Carlos from Texas writes…
Greetings fellow geeks and dads,
Loved your review of Space Hulk. So glad to see that the game is playable with kids! I love miniatures (Warhammer, mostly) and want to play with my son, age 5. I don’t want him to play with the Warhammer, however, because I don’t think he’ll treat them with the proper respect that they deserve. After spending hours painting the miniatures, you understand my hesitation to put them in the sticky hands of a 5 year old.
But I want to play miniature games with him! Do you have any other game suggestions that would be fun to play with kids around my son’s age that use miniatures? Space Hulk is very expensive and very hard to find. I need alternatives!
Carlos, thanks for the complement and your question. It is great to see that there are other parents looking to the tabletop gaming hobby to maintain a good relationship with their kids and teaching them some valuable life lessons!
I get the idea from your post that you are looking for a confrontational (battle) game that can be scaled down to your son’s level, gives a good tactile feel, has great aesthetic looks, and flat out fun and engaging. I understand your dilemma, as five-years old is an odd age when it comes to playing miniature games.
When my son was five, I could trust him to not put the dice in his mouth, yet he was not yet at the age where he understood how delicate “Daddy’s toys” were. At five-years old, I had to resort to more robust components or ones I would not be at a loss should damage occur. Now that he is six, there is an additional level of maturity where I can trust him to play nicely with my supervision.
Great Games, Bad Market
Miniatures games come in various levels of quality and rule depth. Unfortunately, they can also go out of print if the market does not support them. For example, Heroscape has recently been put on the chopping block but you can still find Master Sets in larger department stores as well as places like Amazon.com.
Heroscape is my first recommendation as it can scale with your son’s age. Using the basic rules, the game eliminates the special powers and assigns each model 1 hit point. The game comes with inter-locking terrain that allows you and your son to customize your battlefield. The terrain is hex-based, meaning no measuring is required, and each model has an assigned number value that specifies the model’s movement and combat range, if applicable. Additional models sold are not in blind packs, so you know what you are getting.

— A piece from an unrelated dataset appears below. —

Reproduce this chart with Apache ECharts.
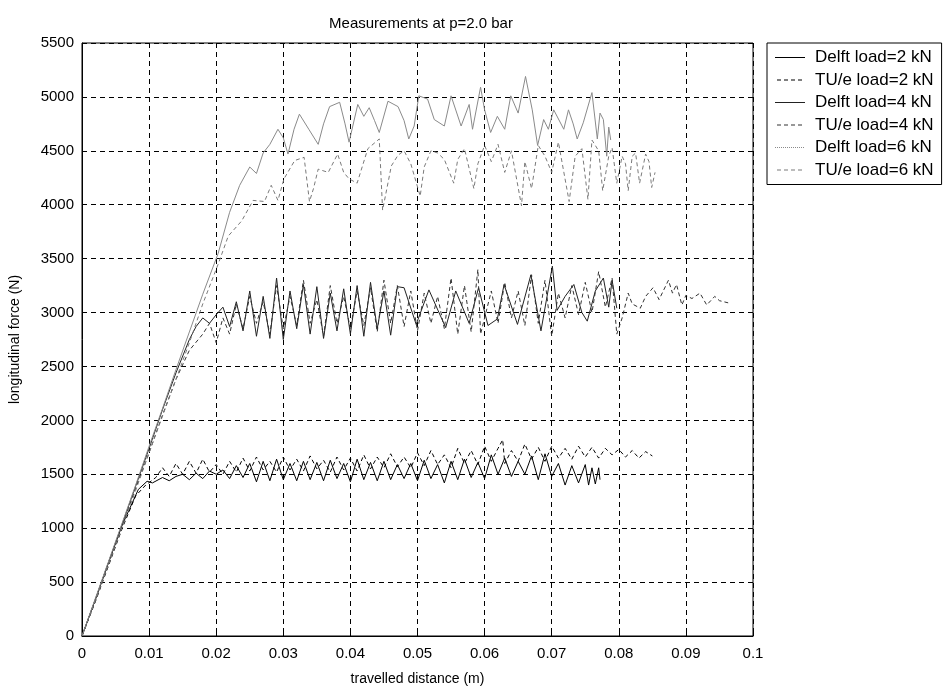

Again, Heroscape has been discontinued by Wizards of the Coast making general availability limited and the listed price can vary from clearance to outright gouging.
There’s No School Like Old School
You mentioned that you are a Warhammer player. Chances are your son already has some plastic army men, which provides familiarity for both of you on different levels. Assuming you do not have any sets of little green plastic army men, they can be purchased at places like Target and Walmart. Some even include things like tanks and cannons. This provides you with a method to teach him some of the basic Warhammer rules while using the green army men as proxies, or better yet, an opportunity to design a new Codex!
I did this same thing with my son when he was younger, using simple rules from the game of Risk. Movement was not really regulated. For combat, we simply rolled buckets of dice (kids love that!) and compared highest die rolls. Tanks got more dice than infantry, but other than that, the rules were pretty simple and he could feel free to knock my guys over should he roll well.
I think any of these options will provide fun for the both of you. Feel free to write us back letting us know what you did and the results!